Grantland, today, did the NFL no favors with it's article:  "Together, We Make Football".


It goes into a list of NFL players (not nearly exhaustive) since 2005 who actually got caught in domestic violence:
  • January 1, 2005:  Willie Middlebrooks (DEN, traded to SF after the incident, SF glosses it over).  Grabbed girlfriend by the neck and lifted her off the ground -- pled guilty to a misdemeanor.  Played another year in the league in SF, returned to Denver, was cut, out of football two years, played in the CFL, retired in 2010. 
  • February 14, 2005:  Samari Rolle (FA).  Hit his wife, three stitches, pled guilty.  Fined one game check by the league.  Signed by the Ravens THREE WEEKS LATER.  Was on the Ravens four years, and a fifth in which he did not play.  Out of the league in 2010.
  • April 26, 2005:  Brad Hopkins (TEN).  Choked his wife over a car insurance dispute.  Pled guilty.  Suspended one game by the league.  2005 was his last year in the NFL.
  • August 28, 2005:  Kevin Williams (MIN).  In a significant altercation with his wife.  He was drunk and angry she was not wearing her wedding ring.  Pled out to disorderly conduct, $1,000 fine, one year probation.  NO LEAGUE PENALTY.  Made five more consecutive Pro Bowls 2006-2010 and the all-2000's decade team on the defensive line.  Finally left Minnesota after last season, where he was signed by...  the Seattle Seahawks.
  • At least eleven players were arrested in 2005 for domestic violence incidents.
The article then goes into the Ray Rice situation, and then states something that very few people are willing to admit:


"But Roger Goodell isn’t what’s really wrong with football."

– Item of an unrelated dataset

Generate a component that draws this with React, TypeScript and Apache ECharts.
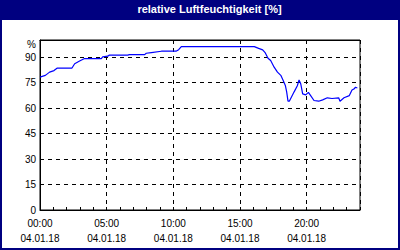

And then the article goes into the ratings numbers I talked about in a previous post.


And then...


"Football encourages some deep tremor of romance about what it means to be a man — even, it should be said, among the sport’s many female fans.


Save for the military — with which it has a symbiotic relationship — the NFL is the biggest and strongest exponent of American masculinity.


And integral to that notion of American masculinity is violence. Football is our culture’s great spectacle of violence, our version of the gladiatorial games of ancient Rome."


Then it shows a picture of Baltimore Raven Terrell Suggs in a gladiator mask -- the same Terrell Suggs who forced his then-girlfriend and now-wife to get a protection order against him in 2012, culminating at least three years of abuse.


But they still have value.  Why?  Ask Arizona GM Steve Keim:


"“It’s a bully division,” Arizona’s general manager, Steve Keim, told Grantland’s Robert Mays earlier this year, “so we had to add our number of bullies to our defense.” He meant that as a good thing."


And why would he not, when the biggest bullies on the block just lifted the Lombardi Trophy?  Arizona is now one of the seven remaining 2-0 teams.  Coincidence?


Read this article -- and this indictment of why the games must be stopped to ever prevent domestic violence...


"The NFL calls itself a family. If that’s the case, it’s a family of fathers and sons but not wives and daughters. It’s a family that more closely resembles the mob than a family connected by blood or love. It’s a family that protects its own by cutting others, a family that privileges loyalty over what’s right. But loyalty goes only so far in the NFL — because at some not-so-distant point, the family turns into a business. When concussions enter into it, or salary caps, or age, the family becomes about winning Sunday’s big game or about the business’s bottom line. If it’s a family, then it’s a fucked-up family."